Linguistics students learn about speech sounds, word formation and sentence structure of the world’s languages, along with models for representing linguistic knowledge in the mind and tools for discovering the structure of different languages. They also study language change, including the history of English and language variation within communities, including social and political bases.
“The field of linguistics has been evolving rapidly in the last 15 years or so, with the explosion of available technology that allows us to look at language structure and language use in more ways than used to be possible,” Hogoboom said. “For example, data sets can be made through web scraping of platforms such as Twitter to look at current language use. These newer methods, coupled with the strengths W&M’s Linguistics Program already had, allows us to offer students a grounded and dynamic major.
“In the last eight years, the linguistics program at William & Mary has gained five new language labs and working groups in sound perception, syntactic processing, bilingual code-switching, discourse analysis and children's language acquisition, which give students research experience,” Hogoboom continued. “In the last four years, the program has had regular large lab meetings where faculty and students come together and share the progression of their research. We plan to keep building on this success and continue to expand hands-on research opportunities to more students.”
W&M linguistics graduates have gone on to careers in a multitude of fields, from speech-language pathology and teaching to software engineering and journalism.
“The linguistics education my amazing faculty, such as Professors Anya Hogoboom, Anne Charity Hudley, Ann Reed and Jack Martin provided me as an undergrad sparked the passion I still carry with me more than 10 years later in my career, and it deserves to be recognized as its own department,” Kathryn Ticknor ’07, director of research at inVibe Labs wrote in an endorsement letter.
“Furthermore, linguistics is a fast-growing field outside of academia in areas such as consulting, healthcare, marketing, research, human centered design and technology.
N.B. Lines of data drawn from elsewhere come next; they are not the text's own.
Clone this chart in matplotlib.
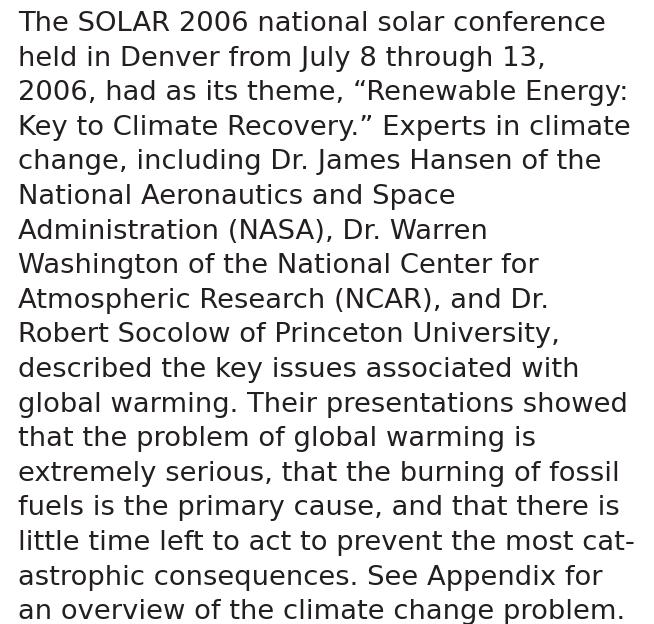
import matplotlib.pyplot as plt

# 段落文本，每行一项
lines = [
    "The SOLAR 2006 national solar conference",
    "held in Denver from July 8 through 13,",
    "2006, had as its theme, \u201cRenewable Energy:",
    "Key to Climate Recovery.\u201d Experts in climate",
    "change, including Dr. James Hansen of the",
    "National Aeronautics and Space",
    "Administration (NASA), Dr. Warren",
    "Washington of the National Center for",
    "Atmospheric Research (NCAR), and Dr.",
    "Robert Socolow of Princeton University,",
    "described the key issues associated with",
    "global warming. Their presentations showed",
    "that the problem of global warming is",
    "extremely serious, that the burning of fossil",
    "fuels is the primary cause, and that there is",
    "little time left to act to prevent the most cat-",
    "astrophic consequences. See Appendix for",
    "an overview of the climate change problem.",
]

W, H = 654, 624
fig = plt.figure(figsize=(W / 100, H / 100), dpi=100)
fig.patch.set_facecolor('white')

x0 = 18
y0 = 31
step = 34.6
for i, s in enumerate(lines):
    y = y0 + i * step
    fig.text(x0 / W, 1 - y / H, s, fontsize=19.7, color='#231f20',
             family='DejaVu Sans', va='baseline', ha='left')

plt.savefig('out.png', dpi=100)
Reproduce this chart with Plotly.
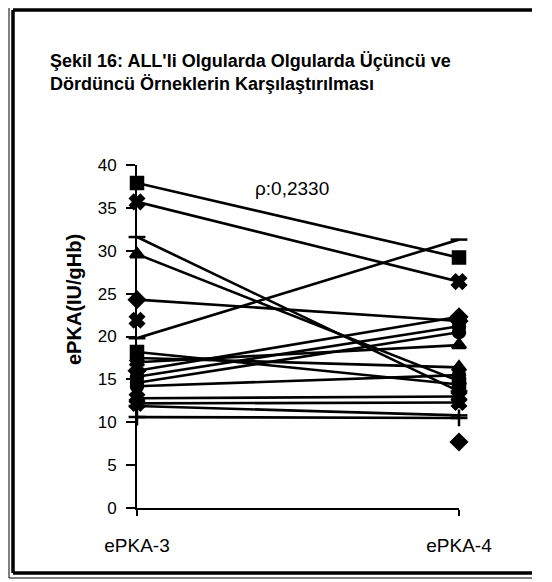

In the future, I’d love to see W&M’s classes focus on these applications and celebrate the use of linguistics outside the university setting, since that’s where many of us will end up when we graduate.”
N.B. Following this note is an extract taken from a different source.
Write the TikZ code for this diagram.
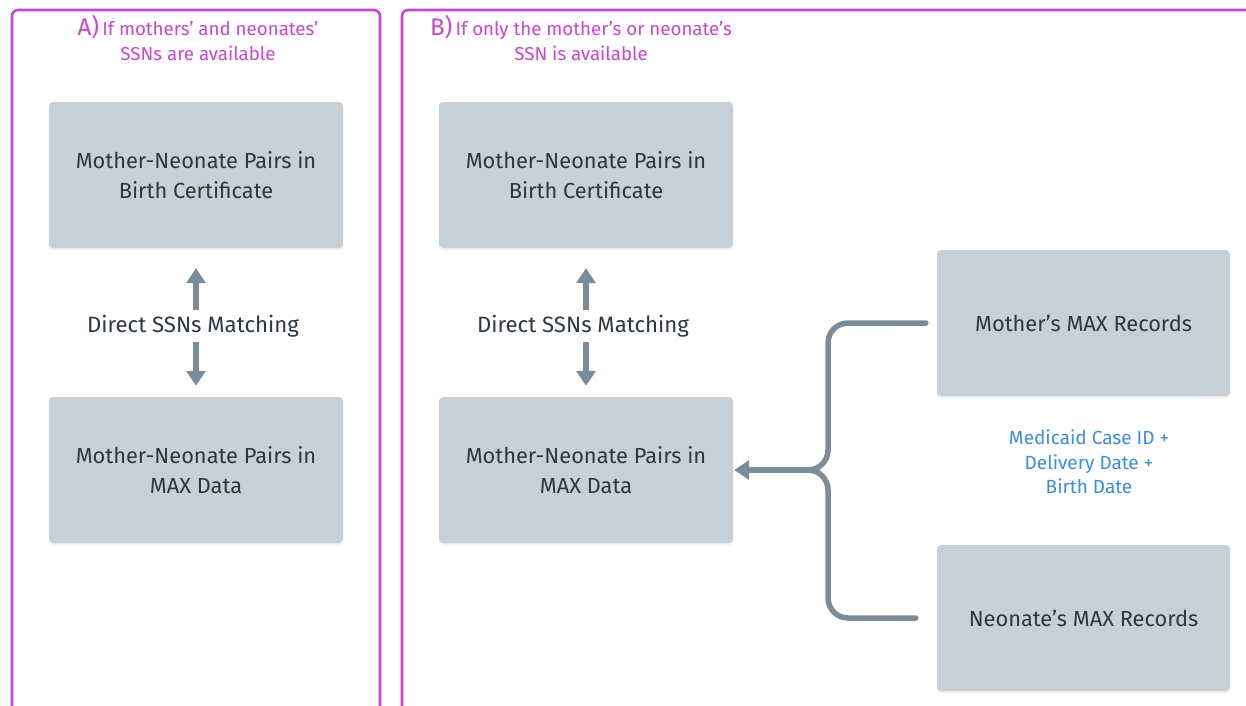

Hogoboom said the work of Martin, the program’s director from 2016 to 2019, was critical in transforming linguistics into a stand-alone B.A. degree. “He initiated the process and worked tirelessly to write and revise the proposal,” she added.
Hogoboom said Associate Provost for Institutional Accreditation & Effectiveness Susan Bosworth guided the linguistics team at every step.
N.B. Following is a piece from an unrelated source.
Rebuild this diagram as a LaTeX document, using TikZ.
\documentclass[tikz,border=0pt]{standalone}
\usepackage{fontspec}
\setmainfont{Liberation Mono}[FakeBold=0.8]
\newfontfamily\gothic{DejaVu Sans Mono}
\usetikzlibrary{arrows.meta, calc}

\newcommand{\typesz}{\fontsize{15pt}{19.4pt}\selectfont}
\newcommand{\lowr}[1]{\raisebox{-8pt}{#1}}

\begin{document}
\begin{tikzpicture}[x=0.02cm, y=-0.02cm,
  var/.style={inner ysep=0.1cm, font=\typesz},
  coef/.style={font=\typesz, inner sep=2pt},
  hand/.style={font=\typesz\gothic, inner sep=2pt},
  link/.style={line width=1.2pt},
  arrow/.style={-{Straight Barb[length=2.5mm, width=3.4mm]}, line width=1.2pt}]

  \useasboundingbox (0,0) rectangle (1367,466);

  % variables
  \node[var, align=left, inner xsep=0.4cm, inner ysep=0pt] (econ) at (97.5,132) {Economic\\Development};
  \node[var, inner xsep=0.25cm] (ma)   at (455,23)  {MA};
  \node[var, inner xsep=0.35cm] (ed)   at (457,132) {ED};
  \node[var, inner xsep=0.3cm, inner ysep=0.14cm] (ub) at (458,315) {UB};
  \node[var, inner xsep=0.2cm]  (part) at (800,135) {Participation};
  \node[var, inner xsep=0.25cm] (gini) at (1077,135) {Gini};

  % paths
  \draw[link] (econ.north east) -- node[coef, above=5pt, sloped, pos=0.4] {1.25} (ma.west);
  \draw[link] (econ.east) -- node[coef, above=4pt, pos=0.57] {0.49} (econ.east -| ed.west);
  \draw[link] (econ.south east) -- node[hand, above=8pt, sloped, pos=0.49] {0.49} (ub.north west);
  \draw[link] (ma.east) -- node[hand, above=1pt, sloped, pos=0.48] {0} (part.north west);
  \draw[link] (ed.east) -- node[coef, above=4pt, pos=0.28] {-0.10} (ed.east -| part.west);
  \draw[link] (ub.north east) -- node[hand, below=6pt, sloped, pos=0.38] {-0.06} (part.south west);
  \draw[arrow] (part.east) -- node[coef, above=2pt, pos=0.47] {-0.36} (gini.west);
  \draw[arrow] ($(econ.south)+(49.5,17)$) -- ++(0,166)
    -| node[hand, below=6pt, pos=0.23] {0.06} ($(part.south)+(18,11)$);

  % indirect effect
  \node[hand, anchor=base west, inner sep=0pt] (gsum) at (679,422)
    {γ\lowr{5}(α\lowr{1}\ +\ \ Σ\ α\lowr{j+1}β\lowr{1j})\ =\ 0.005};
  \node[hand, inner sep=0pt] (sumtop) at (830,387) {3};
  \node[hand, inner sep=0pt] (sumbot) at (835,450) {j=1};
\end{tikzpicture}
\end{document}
“She worked to clarify both our needs to SCHEV and SCHEV’s requirements to us,” Hogoboom said. “While Martin and Bosworth did the direct work involved, we are lucky to have faculty that bring so many different skills across different subfields to the table. The proposal reflects the expertise of our faculty, which allows us to offer a linguistics major with strong breadth and depth despite a relatively small number of faculty.”
Much hard work went into the proposal process. W&M was tasked with demonstrating the demand for a B.A. in linguistics and gathering supporting data. For example, the university polled linguistics alums, who responded resoundingly of how their work in linguistics at W&M trained them in analytical problem solving and pattern finding while also giving them an appreciation for language diversity.
“My degree is one of the tipping points that got me the job as an executive assistant at Disney, assisting the president of the theatrical group, and it was a principal topic in each of my interviews,” wrote Barclay Sparrow ’17, an executive assistant with the Disney Theatrical Group. “The Disney execs running the hiring process were fascinated by the degree and loved discussing what it entails.
“My experience in sociolinguistics comes into my day-to-day life in unexpected ways. I am able to assess, explain and account for possible instances of bias and prejudice because that is a critical part of sociolinguistics. It comes in handy at a company with a strong focus on representing many different cultures responsibly and faithfully.”